Collected data:
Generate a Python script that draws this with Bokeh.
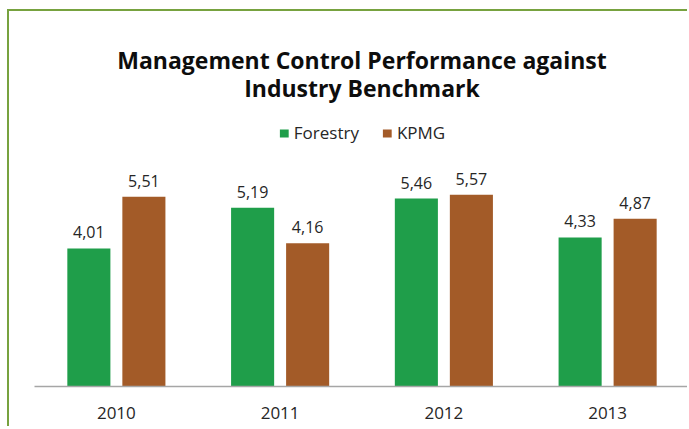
from bokeh.plotting import figure
from bokeh.models import (ColumnDataSource, Legend, LegendItem, Label, FactorRange)
from bokeh.transform import dodge
from bokeh.core.properties import value
from bokeh.embed import file_html
from bokeh.resources import INLINE

years = ["2010", "2011", "2012", "2013"]
forestry = [4.01, 5.19, 5.46, 4.33]
kpmg = [5.51, 4.16, 5.57, 4.87]
series_names = ["Forestry", "KPMG"]
title_lines = ["Management Control Performance against", "Industry Benchmark"]

GREEN = "#1f9e4a"
BROWN = "#a35b28"
FONT = "Open Sans"

# layout: frame spans from the top border (content y=0) down to the baseline
FRAME_H = 375          # px
PX_PER_UNIT = 34.43    # vertical scale
Y_END = FRAME_H / PX_PER_UNIT

src = ColumnDataSource(dict(
    year=years,
    forestry=forestry,
    kpmg=kpmg,
    f_lab=[f"{v:.2f}".replace(".", ",") for v in forestry],
    k_lab=[f"{v:.2f}".replace(".", ",") for v in kpmg],
))

p = figure(x_range=FactorRange(*years, range_padding=0), y_range=(0, Y_END),
           width=680, height=417, output_backend="svg", toolbar_location=None,
           title=None,
           min_border_left=25, min_border_right=0, min_border_top=0,
           min_border_bottom=42)
p.styles = {"margin-left": "7px", "margin-top": "9px",
            "border-top": "2px solid #77a23f", "border-left": "2px solid #77a23f"}

off = 0.168
bw = 0.263
r1 = p.vbar(x=dodge("year", -off, range=p.x_range), top="forestry", width=bw,
            source=src, fill_color=GREEN, line_color=None)
r2 = p.vbar(x=dodge("year", off, range=p.x_range), top="kpmg", width=bw,
            source=src, fill_color=BROWN, line_color=None)

for col, lab in (("forestry", "f_lab"), ("kpmg", "k_lab")):
    p.text(x=dodge("year", -off if col == "forestry" else off, range=p.x_range),
           y=col, text=lab, source=src,
           text_align="center", text_baseline="bottom", y_offset=-10,
           text_font=value(FONT), text_font_size="16px", text_color="#262626")

p.yaxis.visible = False
p.grid.visible = False
p.outline_line_color = None
p.background_fill_color = "white"
p.border_fill_color = "white"

xa = p.xaxis[0]
xa.axis_line_color = "#a6a6a6"
xa.axis_line_width = 1.5
xa.major_tick_line_color = None
xa.minor_tick_line_color = None
xa.major_label_text_font = FONT
xa.major_label_text_font_size = "17px"
xa.major_label_text_color = "#262626"
xa.major_label_standoff = 14

legend = Legend(items=[LegendItem(label=series_names[0], renderers=[r1]),
                       LegendItem(label=series_names[1], renderers=[r2])],
                orientation="horizontal", location="top_center",
                glyph_width=11, glyph_height=10, label_standoff=5, spacing=22,
                padding=0, margin=110, border_line_color=None,
                background_fill_alpha=0,
                label_text_font=FONT, label_text_font_size="17px",
                label_text_color="#262626")
p.add_layout(legend, "center")

# title lines: baselines 48 px and 76 px below the top border
for line, px_down in zip(title_lines, (48, 76)):
    p.add_layout(Label(x=len(years) / 2, y=(FRAME_H - px_down) / PX_PER_UNIT,
                       text=line, text_align="center", text_baseline="alphabetic",
                       text_font=FONT, text_font_size="23px", text_font_style="bold",
                       text_color="#0d0d0d"))

open("out.html", "w").write(file_html(p, INLINE))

What to produce: Write out the full listing verbatim, excluding its pictures.

The response:
Generate a Python script that draws this with Bokeh.
from bokeh.plotting import figure
from bokeh.models import (ColumnDataSource, Legend, LegendItem, Label, FactorRange)
from bokeh.transform import dodge
from bokeh.core.properties import value
from bokeh.embed import file_html
from bokeh.resources import INLINE

years = ["2010", "2011", "2012", "2013"]
forestry = [4.01, 5.19, 5.46, 4.33]
kpmg = [5.51, 4.16, 5.57, 4.87]
series_names = ["Forestry", "KPMG"]
title_lines = ["Management Control Performance against", "Industry Benchmark"]

GREEN = "#1f9e4a"
BROWN = "#a35b28"
FONT = "Open Sans"

# layout: frame spans from the top border (content y=0) down to the baseline
FRAME_H = 375          # px
PX_PER_UNIT = 34.43    # vertical scale
Y_END = FRAME_H / PX_PER_UNIT

src = ColumnDataSource(dict(
    year=years,
    forestry=forestry,
    kpmg=kpmg,
    f_lab=[f"{v:.2f}".replace(".", ",") for v in forestry],
    k_lab=[f"{v:.2f}".replace(".", ",") for v in kpmg],
))

p = figure(x_range=FactorRange(*years, range_padding=0), y_range=(0, Y_END),
           width=680, height=417, output_backend="svg", toolbar_location=None,
           title=None,
           min_border_left=25, min_border_right=0, min_border_top=0,
           min_border_bottom=42)
p.styles = {"margin-left": "7px", "margin-top": "9px",
            "border-top": "2px solid #77a23f", "border-left": "2px solid #77a23f"}

off = 0.168
bw = 0.263
r1 = p.vbar(x=dodge("year", -off, range=p.x_range), top="forestry", width=bw,
            source=src, fill_color=GREEN, line_color=None)
r2 = p.vbar(x=dodge("year", off, range=p.x_range), top="kpmg", width=bw,
            source=src, fill_color=BROWN, line_color=None)

for col, lab in (("forestry", "f_lab"), ("kpmg", "k_lab")):
    p.text(x=dodge("year", -off if col == "forestry" else off, range=p.x_range),
           y=col, text=lab, source=src,
           text_align="center", text_baseline="bottom", y_offset=-10,
           text_font=value(FONT), text_font_size="16px", text_color="#262626")

p.yaxis.visible = False
p.grid.visible = False
p.outline_line_color = None
p.background_fill_color = "white"
p.border_fill_color = "white"

xa = p.xaxis[0]
xa.axis_line_color = "#a6a6a6"
xa.axis_line_width = 1.5
xa.major_tick_line_color = None
xa.minor_tick_line_color = None
xa.major_label_text_font = FONT
xa.major_label_text_font_size = "17px"
xa.major_label_text_color = "#262626"
xa.major_label_standoff = 14

legend = Legend(items=[LegendItem(label=series_names[0], renderers=[r1]),
                       LegendItem(label=series_names[1], renderers=[r2])],
                orientation="horizontal", location="top_center",
                glyph_width=11, glyph_height=10, label_standoff=5, spacing=22,
                padding=0, margin=110, border_line_color=None,
                background_fill_alpha=0,
                label_text_font=FONT, label_text_font_size="17px",
                label_text_color="#262626")
p.add_layout(legend, "center")

# title lines: baselines 48 px and 76 px below the top border
for line, px_down in zip(title_lines, (48, 76)):
    p.add_layout(Label(x=len(years) / 2, y=(FRAME_H - px_down) / PX_PER_UNIT,
                       text=line, text_align="center", text_baseline="alphabetic",
                       text_font=FONT, text_font_size="23px", text_font_style="bold",
                       text_color="#0d0d0d"))

open("out.html", "w").write(file_html(p, INLINE))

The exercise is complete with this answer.